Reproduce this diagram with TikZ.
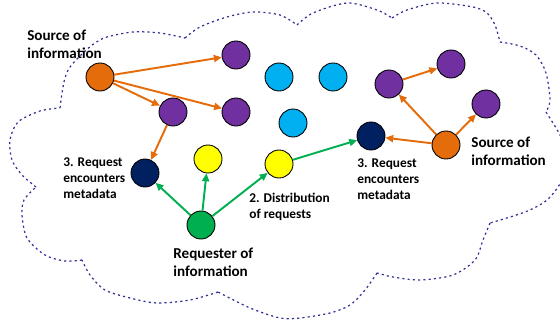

---

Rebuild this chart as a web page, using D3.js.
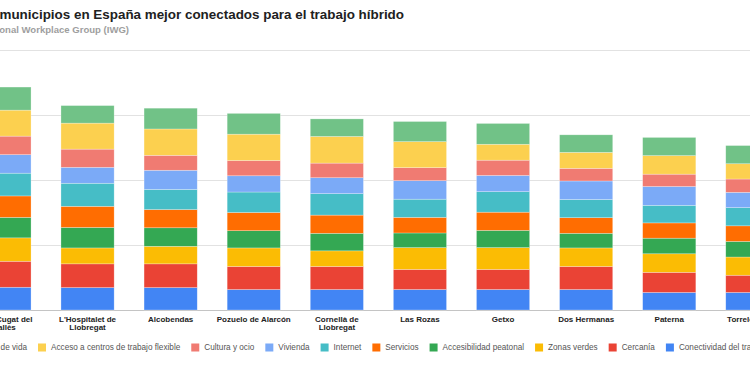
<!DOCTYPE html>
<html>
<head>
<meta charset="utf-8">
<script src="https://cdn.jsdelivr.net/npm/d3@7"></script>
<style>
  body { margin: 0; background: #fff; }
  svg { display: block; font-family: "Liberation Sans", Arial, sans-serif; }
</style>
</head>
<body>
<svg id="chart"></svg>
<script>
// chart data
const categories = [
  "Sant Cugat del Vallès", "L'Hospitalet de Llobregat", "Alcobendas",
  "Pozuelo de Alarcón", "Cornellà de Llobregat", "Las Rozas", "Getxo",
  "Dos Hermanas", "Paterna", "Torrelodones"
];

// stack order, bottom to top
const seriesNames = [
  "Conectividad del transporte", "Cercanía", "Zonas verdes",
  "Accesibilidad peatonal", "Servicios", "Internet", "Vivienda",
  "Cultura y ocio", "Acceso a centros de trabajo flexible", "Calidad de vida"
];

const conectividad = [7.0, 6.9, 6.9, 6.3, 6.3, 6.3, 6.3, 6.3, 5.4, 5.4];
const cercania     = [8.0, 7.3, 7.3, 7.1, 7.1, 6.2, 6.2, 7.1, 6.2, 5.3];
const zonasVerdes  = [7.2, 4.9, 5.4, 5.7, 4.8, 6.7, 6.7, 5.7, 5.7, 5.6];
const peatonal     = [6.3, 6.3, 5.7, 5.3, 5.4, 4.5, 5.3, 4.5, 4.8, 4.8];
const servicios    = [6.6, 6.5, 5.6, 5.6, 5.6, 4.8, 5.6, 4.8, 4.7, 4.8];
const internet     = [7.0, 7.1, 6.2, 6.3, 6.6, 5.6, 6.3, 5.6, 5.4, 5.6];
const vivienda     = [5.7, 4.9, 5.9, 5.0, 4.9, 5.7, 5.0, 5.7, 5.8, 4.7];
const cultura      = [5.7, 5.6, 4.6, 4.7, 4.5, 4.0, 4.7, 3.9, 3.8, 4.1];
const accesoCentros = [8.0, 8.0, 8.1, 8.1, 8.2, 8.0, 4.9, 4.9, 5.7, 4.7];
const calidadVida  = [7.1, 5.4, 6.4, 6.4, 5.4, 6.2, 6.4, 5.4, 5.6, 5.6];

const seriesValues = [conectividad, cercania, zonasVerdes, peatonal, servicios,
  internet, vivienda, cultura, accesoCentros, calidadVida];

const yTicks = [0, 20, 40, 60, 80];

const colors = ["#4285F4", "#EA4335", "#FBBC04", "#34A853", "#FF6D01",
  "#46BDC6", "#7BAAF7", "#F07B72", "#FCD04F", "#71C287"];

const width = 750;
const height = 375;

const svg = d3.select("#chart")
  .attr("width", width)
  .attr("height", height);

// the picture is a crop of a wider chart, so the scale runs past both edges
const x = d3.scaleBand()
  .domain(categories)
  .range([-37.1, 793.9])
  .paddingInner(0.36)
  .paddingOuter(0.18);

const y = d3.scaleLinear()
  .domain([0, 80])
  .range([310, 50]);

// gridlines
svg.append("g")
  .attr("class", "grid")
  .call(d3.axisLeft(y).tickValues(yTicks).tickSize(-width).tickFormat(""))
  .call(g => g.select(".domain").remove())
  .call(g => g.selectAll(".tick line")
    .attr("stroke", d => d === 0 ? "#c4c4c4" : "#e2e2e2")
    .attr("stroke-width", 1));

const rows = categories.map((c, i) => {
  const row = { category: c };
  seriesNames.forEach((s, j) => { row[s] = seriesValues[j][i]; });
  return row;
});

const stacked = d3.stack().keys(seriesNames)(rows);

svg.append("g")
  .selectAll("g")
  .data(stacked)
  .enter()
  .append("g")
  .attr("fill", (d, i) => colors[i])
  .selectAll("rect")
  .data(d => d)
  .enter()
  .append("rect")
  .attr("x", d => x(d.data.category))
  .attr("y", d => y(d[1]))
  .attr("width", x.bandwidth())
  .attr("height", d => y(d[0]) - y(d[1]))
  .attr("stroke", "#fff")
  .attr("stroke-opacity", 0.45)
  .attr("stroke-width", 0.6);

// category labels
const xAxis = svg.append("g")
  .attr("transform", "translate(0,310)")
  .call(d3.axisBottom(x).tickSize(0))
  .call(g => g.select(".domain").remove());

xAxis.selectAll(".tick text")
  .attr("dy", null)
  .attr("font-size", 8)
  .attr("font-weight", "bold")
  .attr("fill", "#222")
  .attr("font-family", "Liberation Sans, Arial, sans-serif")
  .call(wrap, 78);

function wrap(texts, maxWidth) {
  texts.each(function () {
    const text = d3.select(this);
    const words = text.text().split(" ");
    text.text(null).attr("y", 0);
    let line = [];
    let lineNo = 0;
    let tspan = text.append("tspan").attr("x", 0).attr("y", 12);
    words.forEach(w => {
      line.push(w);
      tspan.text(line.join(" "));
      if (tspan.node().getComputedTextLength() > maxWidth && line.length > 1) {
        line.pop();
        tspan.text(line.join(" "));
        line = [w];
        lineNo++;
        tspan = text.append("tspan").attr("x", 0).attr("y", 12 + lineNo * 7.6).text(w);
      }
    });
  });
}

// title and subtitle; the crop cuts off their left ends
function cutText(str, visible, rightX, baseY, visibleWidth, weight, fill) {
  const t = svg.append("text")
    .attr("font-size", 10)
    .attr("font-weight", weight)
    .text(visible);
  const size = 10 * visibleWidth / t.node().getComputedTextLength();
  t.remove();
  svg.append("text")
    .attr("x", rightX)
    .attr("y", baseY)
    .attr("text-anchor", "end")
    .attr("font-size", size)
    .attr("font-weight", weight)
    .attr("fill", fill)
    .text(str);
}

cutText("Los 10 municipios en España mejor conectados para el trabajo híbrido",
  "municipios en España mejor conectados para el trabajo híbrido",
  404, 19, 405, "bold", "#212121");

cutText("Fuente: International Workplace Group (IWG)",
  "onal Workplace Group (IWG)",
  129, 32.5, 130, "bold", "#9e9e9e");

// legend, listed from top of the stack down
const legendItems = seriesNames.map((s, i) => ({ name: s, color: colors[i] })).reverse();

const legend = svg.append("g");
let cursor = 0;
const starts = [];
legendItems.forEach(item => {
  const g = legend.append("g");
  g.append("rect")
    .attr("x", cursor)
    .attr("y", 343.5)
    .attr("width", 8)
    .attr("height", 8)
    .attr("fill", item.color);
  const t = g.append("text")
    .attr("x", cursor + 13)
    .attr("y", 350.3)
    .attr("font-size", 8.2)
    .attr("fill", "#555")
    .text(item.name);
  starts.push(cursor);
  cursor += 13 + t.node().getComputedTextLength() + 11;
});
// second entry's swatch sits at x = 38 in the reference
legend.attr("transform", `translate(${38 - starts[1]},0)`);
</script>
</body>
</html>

→ **WHAT YOU ARE ASKED TO DO**
Return every line of the preceding records in which the word "chart" appears.

→ **SOLUTION FOR THIS EXERCISE**
Rebuild this chart as a web page, using D3.js.
<svg id="chart"></svg>
// chart data
const svg = d3.select("#chart")
// the picture is a crop of a wider chart, so the scale runs past both edges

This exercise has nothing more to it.